Signs of the Homebody shadow:

  • You avoid new experiences, places, or ideas.
  • You rationalize staying small as being "content" or "grounded."
  • You feel threatened by the unfamiliar.
  • You live through others' adventures while never having your own.
  • You mistake comfort for safety and familiarity for wisdom.

The Homebody tells himself he's stable and sensible, but underneath is fear—of failure, of the unknown.

Near Enemies of Exploration

Near enemies are false versions of a quality that can look similar on the surface but come from a different place inside.

Escape Disguised as Exploration

  • False version: Leaving to avoid problems, feelings, or responsibilities.
  • True exploration: Venturing forth to discover and grow while remaining connected.

Test: Are you moving toward something or running from something?

Tourism Disguised as Discovery

  • False version: Collecting experiences and destinations without being changed by them.
  • True discovery: Allowing new experiences to genuinely affect and transform you.

Test: Do your explorations change you, or do you collect stories?

Restlessness Disguised as Adventure

  • False version: Chronic dissatisfaction that keeps you moving without purpose.
  • True adventure: Responding to a genuine call toward growth and discovery.

Test: Does your movement serve something meaningful, or does it relieve discomfort?

What True Exploration Feels Like

Real exploration has a particular, unmistakable quality:

Curious: You're genuinely interested in what you might find.

Present: You're engaged with where you are, not just passing through.

Connected: You maintain bonds even while venturing far.

Purposeful: Your exploration serves something beyond novelty.

Transformative: You're willing to be changed by what you discover.

True exploration often feels both exciting and grounding. There's adventure, but also a sense of following something real—a genuine call toward growth rather than flight from discomfort. It sparks enthusiasm and pulls you forward, sometimes in surprising ways.

Cultivating Exploration

Notice your comfort zone: What territories—physical, intellectual, emotional—do you avoid? Where has your world become too small?

Distinguish exploration from escape: Before venturing, ask: Am I moving toward discovery or away from difficulty?

Start small: Try a new route, a new food, a new conversation. Small explorations build confidence for larger ones.

Practice returning: Reflect on what you've learned. Share discoveries with others. The Explorer who never returns becomes the Orphan.
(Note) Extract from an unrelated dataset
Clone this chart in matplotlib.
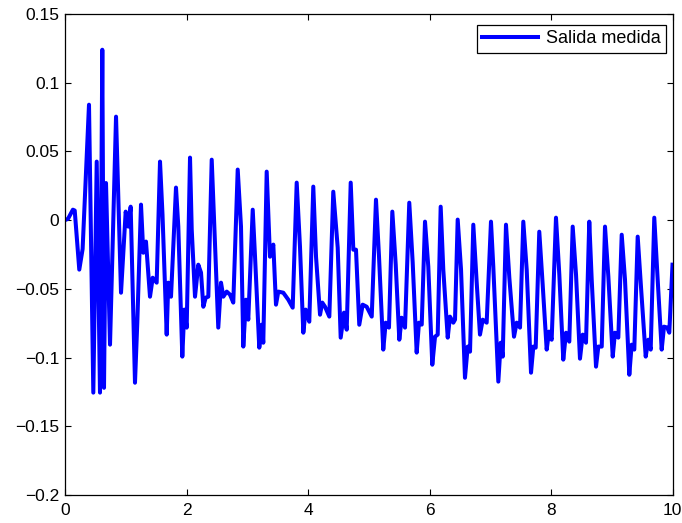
import matplotlib
matplotlib.use("Agg")
import matplotlib.pyplot as plt
import numpy as np

t = [0.0, 0.05, 0.13, 0.16, 0.235, 0.29, 0.395, 0.466, 0.522, 0.576,
     0.614, 0.642, 0.675, 0.741, 0.84, 0.922, 0.999, 1.042, 1.081, 1.152,
     1.19, 1.251, 1.289, 1.333, 1.399, 1.444, 1.509, 1.564, 1.605, 1.674,
     1.70, 1.745, 1.827, 1.865, 1.931, 1.964, 2.003, 2.058, 2.086, 2.14,
     2.194, 2.239, 2.277, 2.316, 2.359, 2.415, 2.458, 2.523, 2.568, 2.606,
     2.662, 2.716, 2.77, 2.843, 2.897, 2.935, 2.979, 3.017, 3.09, 3.128,
     3.198, 3.238, 3.264, 3.32, 3.374, 3.429, 3.473, 3.511, 3.593, 3.676,
     3.748, 3.814, 3.868, 3.923, 3.962, 4.021, 4.087, 4.132, 4.198, 4.235,
     4.28, 4.351, 4.416, 4.489, 4.538, 4.593, 4.637, 4.703, 4.746, 4.79,
     4.844, 4.9, 4.966, 5.049, 5.119, 5.169, 5.239, 5.279, 5.333, 5.388,
     5.444, 5.503, 5.542, 5.597, 5.667, 5.723, 5.789, 5.827, 5.872, 5.926,
     5.98, 6.046, 6.091, 6.135, 6.184, 6.227, 6.3, 6.337, 6.392, 6.42,
     6.464, 6.519, 6.584, 6.629, 6.667, 6.721, 6.777, 6.831, 6.876, 6.941,
     7.012, 7.05, 7.133, 7.172, 7.205, 7.259, 7.314, 7.391, 7.435, 7.49,
     7.544, 7.6, 7.671, 7.709, 7.748, 7.807, 7.863, 7.929, 7.967, 8.011,
     8.082, 8.137, 8.202, 8.247, 8.301, 8.357, 8.412, 8.477, 8.522, 8.576,
     8.63, 8.67, 8.741, 8.779, 8.835, 8.889, 8.944, 9.016, 9.053, 9.108,
     9.164, 9.218, 9.289, 9.328, 9.371, 9.427, 9.481, 9.559, 9.602, 9.641,
     9.70, 9.756, 9.822, 9.86, 9.914, 9.947, 10.0]

salida = [0.0, 0.001, 0.0076, 0.007, -0.036, -0.021, 0.084, -0.1255, 0.0426, -0.1255,
          0.124, -0.122, 0.027, -0.0906, 0.0753, -0.0528, 0.0062, -0.0047, 0.0098, -0.1183,
          -0.0746, 0.0113, -0.0237, -0.0156, -0.0557, -0.0419, -0.0455, 0.0426, 0.004, -0.0833,
          -0.0455, -0.0557, 0.0237, -0.0047, -0.0993, -0.0651, -0.0782, 0.0455, -0.0069, -0.0557,
          -0.0324, -0.0382, -0.063, -0.0564, -0.0557, 0.044, -0.0047, -0.0782, -0.0455, -0.0557,
          -0.052, -0.0542, -0.06, 0.0368, -0.0047, -0.092, -0.0579, -0.0724, 0.0076, -0.0266,
          -0.0928, -0.0761, -0.0892, 0.0353, -0.0266, -0.0178, -0.0615, -0.052, -0.0528, -0.0579,
          -0.0637, 0.0273, -0.0193, -0.0819, -0.0651, -0.0739, 0.0244, -0.0266, -0.0688, -0.06,
          -0.063, -0.0702, 0.0207, -0.02, -0.0855, -0.0673, -0.0797, 0.0273, -0.0215, -0.0215,
          -0.0761, -0.0615, -0.063, -0.0702, 0.0149, -0.0266, -0.0942, -0.0746, -0.0782, 0.0062,
          -0.0324, -0.087, -0.071, -0.0782, 0.0127, -0.0306, -0.0964, -0.0746, -0.076, -0.0011,
          -0.0338, -0.1052, -0.0848, -0.0833, 0.0098, -0.036, -0.0855, -0.0702, -0.0746, -0.0724,
          0.0004, -0.036, -0.1147, -0.092, -0.0957, -0.0033, -0.0455, -0.0833, -0.0724, -0.0746,
          -0.0011, -0.0338, -0.1175, -0.0892, -0.0993, -0.0033, -0.0419, -0.0848, -0.0746, -0.0782,
          -0.0011, -0.036, -0.111, -0.092, -0.0928, -0.0084, -0.0469, -0.0942, -0.0811, -0.087,
          0.0018, -0.0397, -0.1015, -0.0819, -0.0884, -0.0047, -0.0397, -0.1008, -0.0833, -0.0892,
          -0.0011, -0.0433, -0.1066, -0.092, -0.092, -0.0047, -0.0411, -0.0993, -0.0819, -0.0855,
          -0.0106, -0.0433, -0.1125, -0.0906, -0.0942, -0.012, -0.0484, -0.0993, -0.087, -0.0942,
          0.0018, -0.0433, -0.0942, -0.0775, -0.0782, -0.0819, -0.0324]

xticks = [0, 2, 4, 6, 8, 10]
yticks = [-0.2, -0.15, -0.1, -0.05, 0, 0.05, 0.1, 0.15]

plt.rcParams["font.family"] = ["Liberation Sans", "DejaVu Sans"]

fig = plt.figure(figsize=(6.82, 5.23), dpi=100)
ax = fig.add_axes([65/682, 28/523, 607.5/682, 481/523])

ax.plot(t, salida, color="#0000ff", lw=2.9, solid_joinstyle="round",
        label="Salida medida")

ax.set_xlim(0, 10)
ax.set_ylim(-0.2, 0.15)
ax.set_xticks(xticks)
ax.set_xticklabels([f"{v:g}" for v in xticks])
ax.set_yticks(yticks)
ax.set_yticklabels([f"{v:g}".replace("-", "\u2212") for v in yticks])
ax.tick_params(direction="in", length=4, width=0.8, top=True, right=True,
               labelsize=12.5)
ax.tick_params(axis="x", pad=6)
ax.tick_params(axis="y", pad=4)
for s in ax.spines.values():
    s.set_linewidth(0.9)

leg = ax.legend(loc="upper right", bbox_to_anchor=(0.989, 0.977), borderaxespad=0,
                fancybox=False, edgecolor="black", framealpha=1, fontsize=13,
                handlelength=3.1, handletextpad=0.4, borderpad=0.3)
leg.get_frame().set_linewidth(0.9)

fig.savefig("out.png", dpi=100)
Honor both impulses: The call to explore and the need for roots are both real. Mature exploration honors both. With awareness, exploration becomes a lifelong source of growth, insight, and wonder.

Inquiry

  • Where do you use exploration to avoid commitment?
  • Where does your restlessness become running away from what needs to be faced?
  • What unknown territory is calling you?
  • How do you bring what you discover back to enrich your life?
  • What have your journeys taught you about yourself?